In this case, wife is relatively young and in good health. She has no dependents. She was not required to be absent from the job market to perform the role of homemaker and did not forgo any employment or academic opportunities during the marriage. She was awarded over $250,000 in property, including a paid-for residence, a car and a substantial amount of cash. She does have limited earning capacity and no doubt requires additional education and training to become self-supporting at a level not unreasonably disproportionate to what she enjoyed during the marriage; she testified that she would like to obtain a master’s degree in social work and pursue further employment in that field, which would take at least two or three more years of education and training. Furthermore, as we have previously noted, it is appropriate for us to recognize that she did contribute in some fashion to her husband’s medical education.
We conclude that an award of $2,000 per month is not sufficient to enable wife to make the transition to self-sufficiency without undue hardship. Particularly in the light of her educational needs, and in the light of her own contributions to husband’s medical school education, we conclude that an award of $4,000 per month for four years is appropriate, followed by $2,500 per month for three years and $1,500 per month for three years.
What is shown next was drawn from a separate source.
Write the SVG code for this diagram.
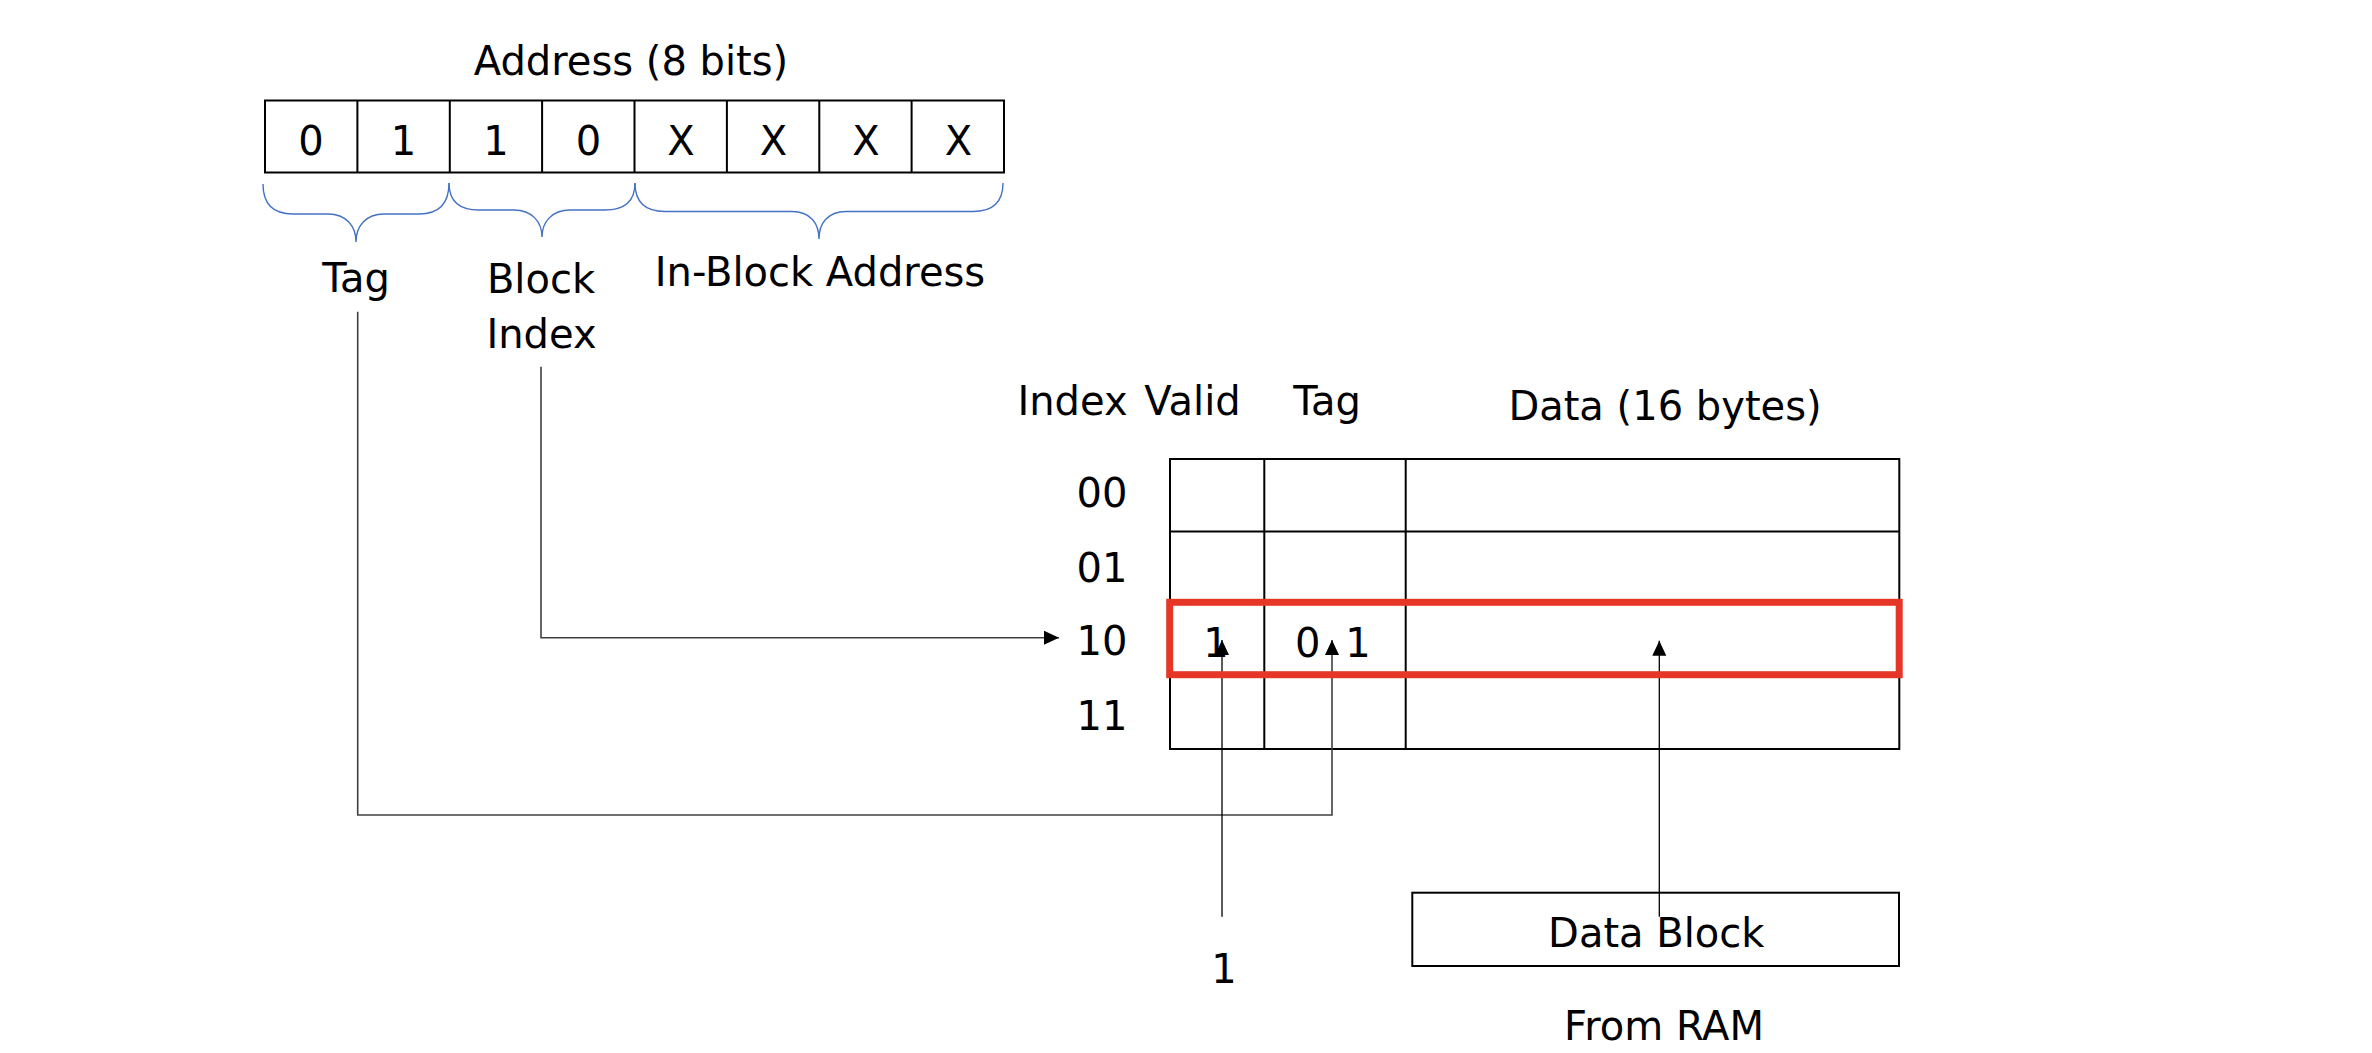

As in Ley, we do not find that an award of indefinite support comports with the statutory objective of ending the support-dependency relationship within a reasonable time. Id. at 143. We are well aware of the fact that our decision will result in some disparity in the parties’ standards of living. As we noted in Ley, however, “there [409]*409are few dissolution cases in which the parties’ standards of living do not go down ” Id. at 142; see also Christensen, 123 Or App at 417 (“No doubt reducing the duration of spousal support will perpetuate some disparity between husband’s and wife’s incomes. However, that alone is not reason to continue spousal support indefinitely.”). Moreover, we find that an award in excess of $330,000 over the next ten years to an individual with a home, substantial assets and no dependents does not work an “injustice or undue hardship.” Grove, 280 Or at 353.
Husband finally assigns error to the trial court’s valuation of his business. In particular, he complains that the trial court erred in assigning a value for the goodwill of husband’s medical practice at $50,000. He argues that it is inappropriate to award a share of enhanced earning capacity as property and a share of goodwill, as both reflect the same economic value of husband’s ability to generate income. We need not address that argument, and express no opinion on it. Having concluded that a share of husband’s enhanced earning capacity should not be awarded to wife as property, we have avoided the sort of “double counting” of husband’s earning capacity that is the basis of his assignment.
Reversed and remanded for entry of a modified judgment awarding wife no share of husband’s enhanced earning capacity as property and awarding wife spousal support of $4,000 per month for four years, followed by $2,500 per month for three years, followed by $1,500 per month for three years commencing upon entry of the original judgment; otherwise affirmed. Costs to husband.